Young professionals flocking here for the lively happy hour join tourists and cocktail-attired crowds waiting to board the Odyssey and Spirit of Washington, or diners who'd rather enjoy Cantina Marina's excellent oyster po' boys or peel-and-eat Cajun-dusted shrimp at outdoor tables. "Eclectic" also describes the soundtrack, which throws up head-scratching medleys that include college rockers Fine Young Cannibals, punk icons the Ramones and smooth-jazz favorite Sade. (No, that's not hypothetical.) Live music, usually singer-songwriters or duos with guitars, is featured without a cover charge Thursday through Sunday, weather permitting.

Actually, much of Cantina Marina's traffic is dependent on the sun. Lacking walls, the canopy offers little protection from rain, and most seating is exposed to the elements, so when the forecast is gloomy, a trip to the waterfront loses some of its luster. I don't blame the staff for being overly cautious, but last Sunday, the patio was shuttered because of showers that never arrived.

Service can be laid-back. My friends and I recently spent a slow afternoon laughing and joking with the staff, who were tossing bread and crumbled nachos off the edge of the deck in an effort to lure some huge catfish to the surface.

Owned by Nick Fontana, who runs the popular Capital Q BBQ in Chinatown, Cantina Marina is an excellent place to kill a lazy summer day with friends, sipping cold drinks and taking in some great views. Some advice: Parking at the marina is extremely limited, so you may want to consider the 10-minute walk from the Waterfront-SEU Metro station. And that's the truth.

Restaurant Review

By Tom Sietsema
The Washington Post Magazine
Sunday, August 24, 2003

Finding even decent food in a restaurant with a view tends to be an elusive goal -- why not try being first in line at the DMV or booking a private tour of the White House while you're at it? Yet every now and then a restaurant surfaces to reward a diner's efforts.

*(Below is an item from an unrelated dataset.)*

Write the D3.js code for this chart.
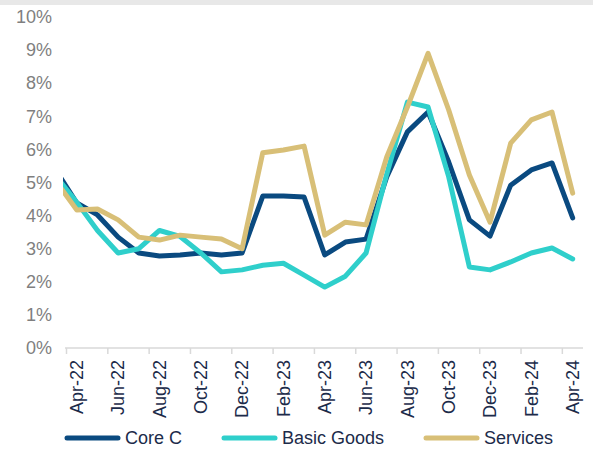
<!DOCTYPE html>
<html>
<head>
<meta charset="utf-8">
<script src="https://cdn.jsdelivr.net/npm/d3@7"></script>
<style>
  html, body { margin: 0; padding: 0; background: #ffffff; }
  svg { display: block; }
</style>
</head>
<body>
<svg id="chart" width="593" height="450"></svg>
<script>
// Months (Mar-22 lies just outside the plot and is clipped, as in the reference)
const months = ["Mar-22","Apr-22","May-22","Jun-22","Jul-22","Aug-22","Sep-22","Oct-22","Nov-22","Dec-22",
  "Jan-23","Feb-23","Mar-23","Apr-23","May-23","Jun-23","Jul-23","Aug-23","Sep-23","Oct-23","Nov-23","Dec-23",
  "Jan-24","Feb-24","Mar-24","Apr-24"];
const coreC = [5.36, 4.38, 4.02, 3.35, 2.87, 2.78, 2.81, 2.87, 2.81, 2.87,
  4.59, 4.59, 4.56, 2.81, 3.20, 3.29, 5.17, 6.53, 7.13, 5.62, 3.87, 3.38,
  4.92, 5.38, 5.59, 3.93];
const basicGoods = [5.18, 4.40, 3.55, 2.87, 3.00, 3.55, 3.37, 2.87, 2.30, 2.36,
  2.50, 2.56, 2.20, 1.84, 2.17, 2.87, 5.25, 7.43, 7.28, 5.17, 2.45, 2.36,
  2.60, 2.87, 3.02, 2.69];
const services = [5.03, 4.17, 4.20, 3.87, 3.35, 3.26, 3.41, 3.35, 3.29, 3.00,
  5.90, 5.98, 6.10, 3.41, 3.80, 3.72, 5.77, 7.28, 8.90, 7.19, 5.23, 3.80,
  6.19, 6.89, 7.13, 4.68];
const tickLabels = ["Apr-22","Jun-22","Aug-22","Oct-22","Dec-22","Feb-23","Apr-23","Jun-23","Aug-23","Oct-23","Dec-23","Feb-24","Apr-24"];
const yTicks = [0,1,2,3,4,5,6,7,8,9,10];
const seriesNames = ["Core C","Basic Goods","Services"];
const seriesColors = ["#0a4a80","#2fcfcb","#d8bf77"];

const svg = d3.select("#chart");

// top grey band
svg.append("rect").attr("x",0).attr("y",0).attr("width",593).attr("height",5).attr("fill","#e8e8e8");

// index: Apr-22 = 1 in months array
const x = d3.scaleLinear().domain([0.5, 25.5]).range([66.5, 583]);
const y = d3.scaleLinear().domain([0, 10]).range([348, 17]);

svg.append("defs").append("clipPath").attr("id","plotclip")
  .append("rect").attr("x",63).attr("y",0).attr("width",530).attr("height",450);

// y axis labels
const yAxis = d3.axisLeft(y).tickValues(yTicks).tickFormat(d => d + "%").tickSize(0).tickPadding(0);
const yg = svg.append("g").attr("transform","translate(52,0)").call(yAxis);
yg.select(".domain").remove();
yg.selectAll("text").attr("fill","#7f7f7f").style("font-family","'Liberation Sans', Arial, sans-serif").style("font-size","18px");

// x axis line with ticks at category boundaries every 2 months
const tickPos = d3.range(0.5, 25, 2);
svg.append("line").attr("x1",65).attr("x2",583).attr("y1",348).attr("y2",348)
  .attr("stroke","#d9d9d9").attr("stroke-width",1.5);
svg.selectAll(".xtick").data(tickPos).enter().append("line")
  .attr("x1", d => x(d)).attr("x2", d => x(d)).attr("y1",348).attr("y2",354)
  .attr("stroke","#d9d9d9").attr("stroke-width",1.5);

// x labels
svg.selectAll(".xlab").data(tickLabels).enter().append("text")
  .attr("transform", d => `translate(${x(months.indexOf(d))},360) rotate(-90)`)
  .attr("text-anchor","end").attr("dy","0.35em")
  .attr("fill","#1c2b4a")
  .style("font-family","'Liberation Sans', Arial, sans-serif").style("font-size","18px")
  .text(d => d);

// lines
const line = d3.line().x((d,i) => x(i)).y(d => y(d));
const allSeries = [coreC, basicGoods, services];
const lg = svg.append("g").attr("clip-path","url(#plotclip)");
allSeries.forEach((s, k) => {
  lg.append("path").datum(s).attr("d", line)
    .attr("fill","none").attr("stroke", seriesColors[k]).attr("stroke-width",5)
    .attr("stroke-linejoin","round").attr("stroke-linecap","round");
});

// legend
const legendX = [65, 222, 424];
seriesNames.forEach((name, k) => {
  const g = svg.append("g").attr("transform", `translate(${legendX[k]},438)`);
  g.append("line").attr("x1",2).attr("x2",53).attr("y1",0).attr("y2",0)
    .attr("stroke", seriesColors[k]).attr("stroke-width",5).attr("stroke-linecap","round");
  g.append("text").attr("x",60).attr("y",0).attr("dy","0.35em")
    .attr("fill","#1c2b4a")
    .style("font-family","'Liberation Sans', Arial, sans-serif").style("font-size","18px")
    .text(name);
});
</script>
</body>
</html>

This year, Exhibit A turns out to be Cantina Marina, overlooking the Southwest waterfront. There are several reasons to cheer its hushed debut in May. Not only is this small eatery situated in a part of the city with too few satisfying places to eat, but it was brought to life by two cooks with some experience under their belts -- Christy Velie and Tom Przystawik, both late of Cafe Atlantico -- and a popular veteran restaurateur, Nick Fontana, who also owns Capital Q near MCI Center.

Bouncy music plays in the octagon-shaped dining area, a second-floor tower painted in a South Beach palette made more festive with metal, wood and papier-mache fish floating from the ceiling and a floor that fairly pulses in blue and yellow vinyl. An expansive patio outside (soon to be tented for year-round use) serves as a stage for live music on Friday evenings and helps to host the overflow of revelers. Together, these spaces strike just the right chord for a meal that might begin with an entree of fried catfish tucked inside soft tortillas, with a blizzard of peppery chopped cabbage, and conclude with a tangy Key lime pudding.

Louisiana influences much of the small menu. In addition to those fish tacos, there are very good wraps filled with golden shrimp, a po' boy stuffed with juicy tomato slices and crunchy oysters, and a muffuletta that does justice to that New Orleans-style classic, a hero crowded with cold cuts, cheese and olives. Two of you could easily split a tostada, layered with black beans, chopped tomato and generous amounts of either chopped beef or pulled chicken (psst: Both are Capital Q's). It's a messy meal, but plenty good. "Asian Cajun" spare ribs, dusted with sesame seeds and scallions, are a bust, though; their meat is tough and tasteless. I'd erect a stop sign before the gumbo, too, a one-note swamp of rice and dull seasonings. But it's full speed ahead with the shrimp cocktail, the seafood dunked in a sassy and chunky mix of peppers, cilantro, avocado and more. A bunch of chips aid in scooping up every last lick.

You should know that the service at Cantina Marina is beach-casual, and so are the utensils: Order wine, and it comes in a plastic cup. And the decibel level shoots up, up and away as the after-work crowd elbows its way inside. The upside to all the informality: a chance to gaze at a fleet of boats on the Potomac or, if you nabbed the right table at the right hour, a party on the dock below or the Washington Monument rising in the distance.